I am using a function consisting of compound Tensorflow operations. However, instead of letting Tensorflow automatically compute its derivatives with respect to one of the inputs, I would like to replace the gradients with a different computation on the same input. Moreover, some of the calculation is shared between the forward and backward pass. For example:
def func(in1, in2):
# do something with inputs using only tf operations
shared_rep = tf.op1(tf.op2(tf.op3(in1, in2))) # same computation for both forward and gradient pass
# return output of forward computation
return tf.op4(shared_rep)
def func_grad(in1, in2):
shared_rep = tf.op1(tf.op2(tf.op3(in1, in2)))

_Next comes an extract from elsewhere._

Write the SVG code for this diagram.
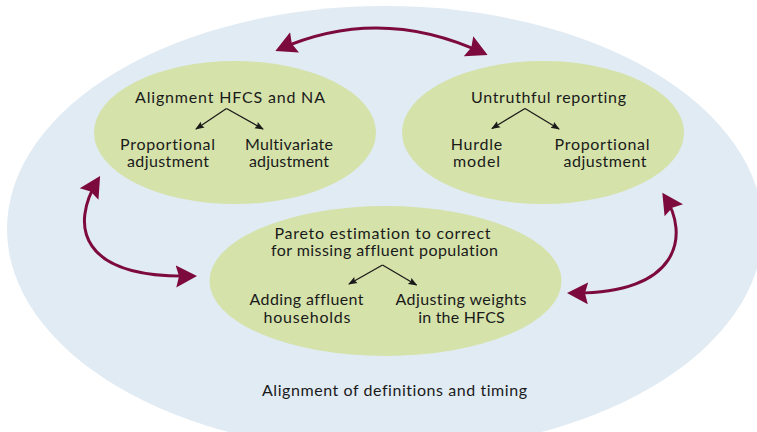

# explicitly calculate gradients with respect to in1, with the intention of replacing the gradients computed by Tensorflow
mygrad1 = tf.op5(tf.op6(shared_rep))
return mygrad1
in1 = tf.Variable([1,2,3])
in2 = tf.Variable([2.5,0.01])
func_val = func(in1, in2)
my_grad1 = func_grad(in1, in2)
tf_grad1 = tf.gradients(func_val, in1)
with tf.Session() as sess:
# would like tf_grad1 to equal my_grad1
val, my1, tf1 = sess.run([func_val, my_grad1, tf_grad1])
tf.assert_equal(my1, tf1)
NOTE: This is similar to question How to replace or modify gradient? with one key difference: I am not interested in Tensorflow computing gradients of a different function in the backward pass; rather I would like to supply the gradients myself based on alternate tensorflow operations on the input.
I am trying to use the ideas proposed in the solution to the above question and in the following post, that is using tf.RegisterGradient and gradient_override_map to override the gradient of the identity function wrapping the forward function. This fails because inside the registered alternate grad for identity, I have no access to the input to func_grad:
@tf.RegisterGradient("CustomGrad")
def alternate_identity_grad(op, grad):
# op.inputs[0] is the output of func(in1,in2)
# grad is of no use, because I would like to replace it with func_grad(in1,in2)
g = tf.get_default_graph()
with g.gradient_override_map({"Identity": "CustomGrad"}):
out_grad = tf.identity(input, name="Identity")
EDIT After additional research, I believe this question is similar to the following question. I managed to obtain the desired solution by combining gradient_override_map with the hack suggested here.